静止卫星地表温度数据是研究昼夜气候和环境变化的重要参数。但现有发布的静止卫星地表温度数据由于受到云等大气因素的影响,往往出现数值缺失现象。针对该问题,提出基于昼夜变化模型的风云静止卫星地表温度空值数据的稳健修复方法。由多项式、傅里叶函数和高斯函数构建新的昼夜变化模型,并利用Levenberg-Marquardt算法进行模型参数的求解与优化,进而实现空值修复。以风云2号F星数据(FY-2F)为例,模拟不同类型的像元缺失情况进行修复,并将不同模型修复结果与真实温度值比较,同时也对真实数据进行了测试。结果表明:本文提出的修复方法能有效对温度空值数据修复,且优于传统方法。

Robust reconstruction of missing data in Feng Yun geostationary satellite land surface temperature products
Abstract:

Land Surface Temperature (LST) derived from geostationary satellites (GEO-LST) is one of the key parameters in analyzing diurnal climate and environment changes. Compared with polar-orbiting satellite data, the LST of geostationary satellites has become increasingly attractive because of its high temporal resolution. GEO-LST has been widely applied in meteorological, climatological, and hydrological studies. However, the existing GEO-LST products can suffer from cloud cover, cloud contamination, and atmospheric disturbance, resulting in missing data. The objective of this study is to develop a new method for reconstructing Feng Yun geostationary satellite (FY-2F) LSTs based on Diurnal Temperature Cycle (DTC) and robust regression.
The hourly LSTs from FY-2F with 5 km spatial resolution are adopted for this study, and different types of missing pixels are simulated and reconstructed based on a new model. This model is composed of polynomial, Fourier, and Gaussian functions (PFG), and a robust regression called Levenberg-Marquardt (LM) algorithm is adopted for solving and optimizing the modelparameters. A performance test is conducted by comparing the PFG model based on the LM algorithm with the other two methods implemented on FY-2F data, namely, a method based on Least Square (LS) algorithm modeling of the previous model (van den Bergh. F VAN2006) and a method based on LS algorithm modeling of the PFG. Moreover, the new method is also tested for real LST products (with missing data).

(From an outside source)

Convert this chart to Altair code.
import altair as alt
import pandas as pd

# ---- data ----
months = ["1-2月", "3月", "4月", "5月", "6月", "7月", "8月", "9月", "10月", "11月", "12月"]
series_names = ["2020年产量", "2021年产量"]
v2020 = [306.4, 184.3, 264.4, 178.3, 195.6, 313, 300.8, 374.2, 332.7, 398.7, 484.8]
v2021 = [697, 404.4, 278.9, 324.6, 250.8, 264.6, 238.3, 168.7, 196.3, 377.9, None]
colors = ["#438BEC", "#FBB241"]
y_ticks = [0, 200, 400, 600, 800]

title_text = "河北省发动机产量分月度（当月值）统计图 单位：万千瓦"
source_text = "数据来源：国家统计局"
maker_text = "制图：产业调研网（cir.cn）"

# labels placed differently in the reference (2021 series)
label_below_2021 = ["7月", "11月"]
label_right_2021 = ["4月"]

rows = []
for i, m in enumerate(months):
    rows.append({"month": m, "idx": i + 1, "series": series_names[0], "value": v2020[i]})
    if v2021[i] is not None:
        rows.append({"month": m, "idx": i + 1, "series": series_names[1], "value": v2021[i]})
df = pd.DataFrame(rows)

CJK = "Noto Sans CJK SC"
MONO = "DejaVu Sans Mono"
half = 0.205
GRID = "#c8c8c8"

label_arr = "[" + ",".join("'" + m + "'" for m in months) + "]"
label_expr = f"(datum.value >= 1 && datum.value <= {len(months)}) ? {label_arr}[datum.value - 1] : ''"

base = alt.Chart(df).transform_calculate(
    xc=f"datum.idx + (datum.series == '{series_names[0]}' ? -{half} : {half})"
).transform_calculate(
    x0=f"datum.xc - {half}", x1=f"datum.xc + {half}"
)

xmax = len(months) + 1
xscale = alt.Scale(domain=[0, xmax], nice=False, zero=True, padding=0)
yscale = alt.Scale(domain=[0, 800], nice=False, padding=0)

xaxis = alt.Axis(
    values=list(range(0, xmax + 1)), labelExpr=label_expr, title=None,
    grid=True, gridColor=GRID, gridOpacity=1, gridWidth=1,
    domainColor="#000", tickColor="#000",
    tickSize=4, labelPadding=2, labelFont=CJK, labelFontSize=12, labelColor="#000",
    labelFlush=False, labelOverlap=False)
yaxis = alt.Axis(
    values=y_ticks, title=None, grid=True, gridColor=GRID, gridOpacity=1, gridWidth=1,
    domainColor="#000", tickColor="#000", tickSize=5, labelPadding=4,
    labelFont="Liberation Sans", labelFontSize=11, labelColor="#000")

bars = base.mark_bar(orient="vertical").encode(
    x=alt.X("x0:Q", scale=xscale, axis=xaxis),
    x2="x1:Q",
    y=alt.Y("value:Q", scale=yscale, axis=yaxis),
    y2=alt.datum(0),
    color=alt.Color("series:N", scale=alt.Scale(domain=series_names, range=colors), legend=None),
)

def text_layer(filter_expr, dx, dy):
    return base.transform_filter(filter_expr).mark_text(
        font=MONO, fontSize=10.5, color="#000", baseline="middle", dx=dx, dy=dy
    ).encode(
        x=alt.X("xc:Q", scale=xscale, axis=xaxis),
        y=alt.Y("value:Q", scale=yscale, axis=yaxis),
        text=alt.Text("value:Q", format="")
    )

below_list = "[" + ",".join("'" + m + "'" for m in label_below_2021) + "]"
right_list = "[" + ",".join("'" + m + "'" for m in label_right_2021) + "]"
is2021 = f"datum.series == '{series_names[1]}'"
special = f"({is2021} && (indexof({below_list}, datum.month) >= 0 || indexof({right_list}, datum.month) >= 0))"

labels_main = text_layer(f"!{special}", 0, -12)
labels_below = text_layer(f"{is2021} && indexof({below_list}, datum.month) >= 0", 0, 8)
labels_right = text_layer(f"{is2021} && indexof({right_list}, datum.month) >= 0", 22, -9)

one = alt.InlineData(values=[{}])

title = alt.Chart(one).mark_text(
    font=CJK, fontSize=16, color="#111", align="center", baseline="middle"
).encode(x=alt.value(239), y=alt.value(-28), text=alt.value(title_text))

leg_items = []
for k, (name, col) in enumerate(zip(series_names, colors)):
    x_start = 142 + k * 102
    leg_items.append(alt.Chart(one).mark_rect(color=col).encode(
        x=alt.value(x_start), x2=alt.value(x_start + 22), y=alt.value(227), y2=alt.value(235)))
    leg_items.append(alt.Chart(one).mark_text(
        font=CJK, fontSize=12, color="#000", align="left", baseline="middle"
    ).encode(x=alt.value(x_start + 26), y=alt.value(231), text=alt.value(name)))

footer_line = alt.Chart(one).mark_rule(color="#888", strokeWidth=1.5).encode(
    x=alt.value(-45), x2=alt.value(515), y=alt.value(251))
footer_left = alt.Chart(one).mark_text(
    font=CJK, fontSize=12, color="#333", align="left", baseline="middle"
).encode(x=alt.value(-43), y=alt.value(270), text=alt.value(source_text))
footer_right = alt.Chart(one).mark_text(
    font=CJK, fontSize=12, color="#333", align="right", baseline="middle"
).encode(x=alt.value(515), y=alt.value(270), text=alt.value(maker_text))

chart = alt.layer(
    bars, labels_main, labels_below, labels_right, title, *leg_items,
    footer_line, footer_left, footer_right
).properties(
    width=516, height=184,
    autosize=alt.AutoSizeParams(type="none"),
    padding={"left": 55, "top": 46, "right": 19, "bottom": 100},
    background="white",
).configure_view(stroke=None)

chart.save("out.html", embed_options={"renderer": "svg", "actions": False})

By comparing the reconstructed results of different methods (LM-PFG, LS-PFG, and LS-VAN2006) with the real LST values, the simulated experiment indicates that the LM-PFG method obtains the lowest root mean square compared with the other two methods. The stability analysis of these methods shows that LM-PFG is the least sensitive to missing samples, which validates that LM-PFG is more stable than LS-PFG and LS-VAN2006. Simultaneously, experimental results show that LM-PFG can also reconstruct the missing values with high accuracy and better than the other methods.

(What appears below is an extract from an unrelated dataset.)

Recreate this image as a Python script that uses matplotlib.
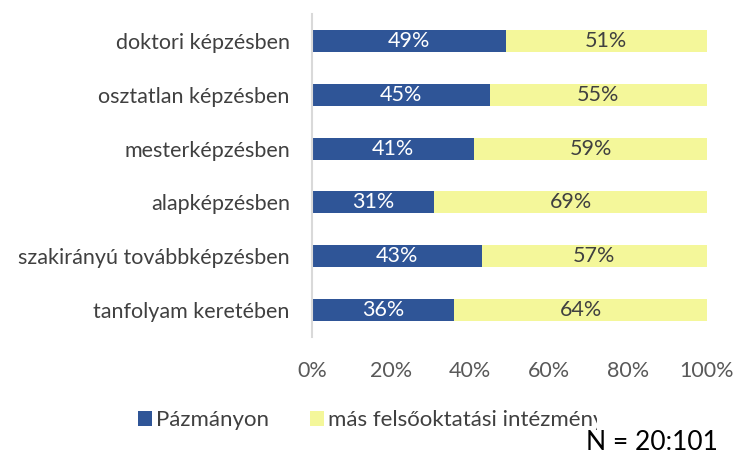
import matplotlib.pyplot as plt
from matplotlib.patches import Rectangle
import numpy as np

plt.rcParams['font.family'] = ['Lato', 'DejaVu Sans']

categories = ["doktori képzésben", "osztatlan képzésben", "mesterképzésben",
              "alapképzésben", "szakirányú továbbképzésben", "tanfolyam keretében"]
pazmany = np.array([49, 45, 41, 31, 43, 36])
mas = np.array([51, 55, 59, 69, 57, 64])
series_names = ["Pázmányon", "más felsőoktatási intézményben"]

blue = "#2F5597"
yellow = "#F4F79A"

fig = plt.figure(figsize=(7.36, 4.58), dpi=100)
ax = fig.add_axes([312/736, 1 - 337/458, 395/736, 323/458])

y = np.arange(len(categories))
b1 = ax.barh(y, pazmany, height=0.41, color=blue, label=series_names[0])
b2 = ax.barh(y, mas, left=pazmany, height=0.41, color=yellow, label=series_names[1])

for i in range(len(categories)):
    ax.text(pazmany[i] / 2, y[i], f"{pazmany[i]}%", ha='center', va='center',
            color='white', fontsize=15.5)
    ax.text(pazmany[i] + mas[i] / 2, y[i], f"{mas[i]}%", ha='center', va='center',
            color='#404040', fontsize=15.5)

ax.set_xlim(0, 100)
ax.set_ylim(len(categories) - 0.5, -0.5)
ax.set_yticks(y)
ax.set_yticklabels(categories, fontsize=15.5, color='#404040')
ax.set_xticks(np.arange(0, 101, 20))
ax.set_xticklabels([f"{v}%" for v in range(0, 101, 20)], fontsize=15.5, color='#595959')
ax.tick_params(length=0, axis='y', pad=16)
ax.tick_params(length=0, axis='x', pad=17)
for s in ['top', 'right', 'bottom']:
    ax.spines[s].set_visible(False)
ax.spines['left'].set_color('#D9D9D9')
ax.spines['left'].set_linewidth(1.5)

leg = fig.legend(handles=[b1, b2], loc='center left', bbox_to_anchor=(118/736, 1 - 420/458),
                 ncol=2, frameon=False, fontsize=16, handlelength=0.65, handleheight=0.65,
                 handletextpad=0.15, columnspacing=1.85, labelcolor='#404040')

# white box of the N label hides the end of the legend text
fig.patches.append(Rectangle((597/736, 0), 139/736, 48/458, transform=fig.transFigure,
                             facecolor='white', edgecolor='none', zorder=10))
fig.text(718/736, 1 - 443/458, "N = 20:101", ha='right', va='center', fontsize=19,
         color='black', zorder=11)

fig.savefig("out.png", dpi=100)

In this study, an approach for reconstructing GEO-LSTs based on DTC and robust regression is proposed. The method is evaluated using simulated and real FY-2F LST products and can obtain high scores on quantitative evaluation and visual connectivity. Further work can be conducted to expand this method to other potential GEO-LSTs, such as Meteosat Second Generation Spinning Enhanced Visible and Infrared Imager LSTs or Geostationary Operational Environmental Satellite Imager LSTs. Similar to previous studies, the reconstructed LST values of the proposed method are estimated under cloud-free conditions. LSTs under cloudy conditions should be investigated in future studies.